* begin Source material *

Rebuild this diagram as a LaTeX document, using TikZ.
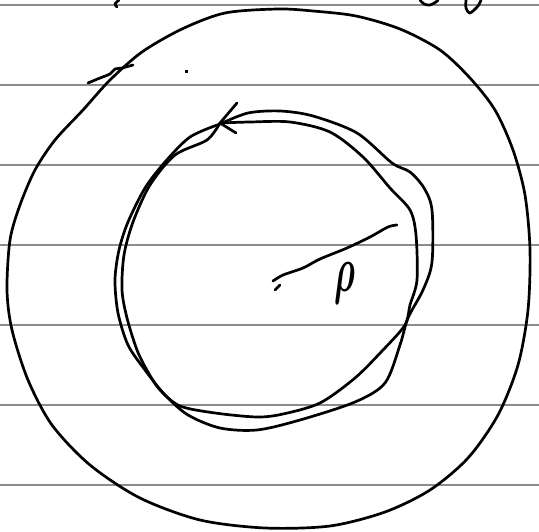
\documentclass[tikz,border=0pt]{standalone}
\usepackage{amsmath}
\begin{document}
\begin{tikzpicture}[x=1pt,y=-1pt,
  ruled/.style={draw=black!45,line width=1.8pt},
  ink/.style={draw=black,line width=2.7pt,line join=round,line cap=round}]
\useasboundingbox (0,0) rectangle (539,532);
\fill[white] (0,0) rectangle (539,532);
% ruled paper lines
\foreach \yy in {5,85,165,245,325,405,485}
  \draw[ruled] (0,\yy) -- (539,\yy);
% outer circle
\draw[ink] plot[smooth cycle] coordinates {(278,9) (313,11) (356,16) (400,29) (440,50) (470,78) (495,110) (513,150) (525,195) (530,250) (528,310) (518,365) (498,415) (468,458) (430,490) (385,512) (330,526) (265,528) (200,520) (140,498) (90,465) (52,425) (28,380) (12,330) (7,290) (10,240) (20,205) (35,170) (55,140) (83,110) (110,80) (142,52) (182,29) (225,13)};
% inner loop 1
\draw[ink] plot[smooth] coordinates {(220,124) (248,113) (280,111) (313,116) (357,133) (392,163) (410,172) (424,188) (432,210) (432,262) (423,290) (408,318) (400,345) (385,383) (355,402) (300,420) (257,430) (220,428) (188,415) (165,395) (145,370) (128,345) (118,313) (115,280) (119,250) (128,222) (145,188) (165,162) (190,137) (220,124)};
% inner loop 2
\draw[ink] plot[smooth] coordinates {(220,123) (250,122) (290,122) (330,132) (363,157) (390,188) (410,210) (416,235) (417,280) (410,305) (405,325) (383,350) (355,378) (320,403) (283,414) (257,417) (215,413) (180,406) (160,390) (148,372) (137,350) (127,318) (122,290) (124,255) (133,222) (150,185) (175,155) (207,140) (220,123)};
% arrow barbs
\draw[ink] (237,103) -- (220,123) -- (236,133);
% tick at top-left
\draw[ink] plot[smooth] coordinates {(88,83) (100,78) (110,74) (115,69) (122,68) (133,65)};
% dot
\fill (184.5,70.5) rectangle (187.5,73.5);
% scribbles at top edge
\draw[ink] plot[smooth] coordinates {(119,0) (115,4) (117,7)};
\draw[ink] plot[smooth] coordinates {(420,0) (424,4) (430,5) (436,2) (438,0)};
\draw[ink] plot[smooth] coordinates {(466,0) (466,8) (470,13) (478,6) (481,0)};
% radius line
\draw[ink] plot[smooth] coordinates {(273,281) (283,275) (303,268) (320,259) (347,248) (370,237) (388,227) (397,225)};
\draw[ink] (275,290) -- (280,285);
% rho label
\node[inner sep=0pt,anchor=base,xscale=3.4,yscale=6.5] (rho) at (345,292) {$\boldsymbol{\rho}$};
\end{tikzpicture}
\end{document}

* end Source material *

Reproduce the whole listing exactly, but not the images in it.

» Exercise response
Rebuild this diagram as a LaTeX document, using TikZ.
\documentclass[tikz,border=0pt]{standalone}
\usepackage{amsmath}
\begin{document}
\begin{tikzpicture}[x=1pt,y=-1pt,
  ruled/.style={draw=black!45,line width=1.8pt},
  ink/.style={draw=black,line width=2.7pt,line join=round,line cap=round}]
\useasboundingbox (0,0) rectangle (539,532);
\fill[white] (0,0) rectangle (539,532);
% ruled paper lines
\foreach \yy in {5,85,165,245,325,405,485}
  \draw[ruled] (0,\yy) -- (539,\yy);
% outer circle
\draw[ink] plot[smooth cycle] coordinates {(278,9) (313,11) (356,16) (400,29) (440,50) (470,78) (495,110) (513,150) (525,195) (530,250) (528,310) (518,365) (498,415) (468,458) (430,490) (385,512) (330,526) (265,528) (200,520) (140,498) (90,465) (52,425) (28,380) (12,330) (7,290) (10,240) (20,205) (35,170) (55,140) (83,110) (110,80) (142,52) (182,29) (225,13)};
% inner loop 1
\draw[ink] plot[smooth] coordinates {(220,124) (248,113) (280,111) (313,116) (357,133) (392,163) (410,172) (424,188) (432,210) (432,262) (423,290) (408,318) (400,345) (385,383) (355,402) (300,420) (257,430) (220,428) (188,415) (165,395) (145,370) (128,345) (118,313) (115,280) (119,250) (128,222) (145,188) (165,162) (190,137) (220,124)};
% inner loop 2
\draw[ink] plot[smooth] coordinates {(220,123) (250,122) (290,122) (330,132) (363,157) (390,188) (410,210) (416,235) (417,280) (410,305) (405,325) (383,350) (355,378) (320,403) (283,414) (257,417) (215,413) (180,406) (160,390) (148,372) (137,350) (127,318) (122,290) (124,255) (133,222) (150,185) (175,155) (207,140) (220,123)};
% arrow barbs
\draw[ink] (237,103) -- (220,123) -- (236,133);
% tick at top-left
\draw[ink] plot[smooth] coordinates {(88,83) (100,78) (110,74) (115,69) (122,68) (133,65)};
% dot
\fill (184.5,70.5) rectangle (187.5,73.5);
% scribbles at top edge
\draw[ink] plot[smooth] coordinates {(119,0) (115,4) (117,7)};
\draw[ink] plot[smooth] coordinates {(420,0) (424,4) (430,5) (436,2) (438,0)};
\draw[ink] plot[smooth] coordinates {(466,0) (466,8) (470,13) (478,6) (481,0)};
% radius line
\draw[ink] plot[smooth] coordinates {(273,281) (283,275) (303,268) (320,259) (347,248) (370,237) (388,227) (397,225)};
\draw[ink] (275,290) -- (280,285);
% rho label
\node[inner sep=0pt,anchor=base,xscale=3.4,yscale=6.5] (rho) at (345,292) {$\boldsymbol{\rho}$};
\end{tikzpicture}
\end{document}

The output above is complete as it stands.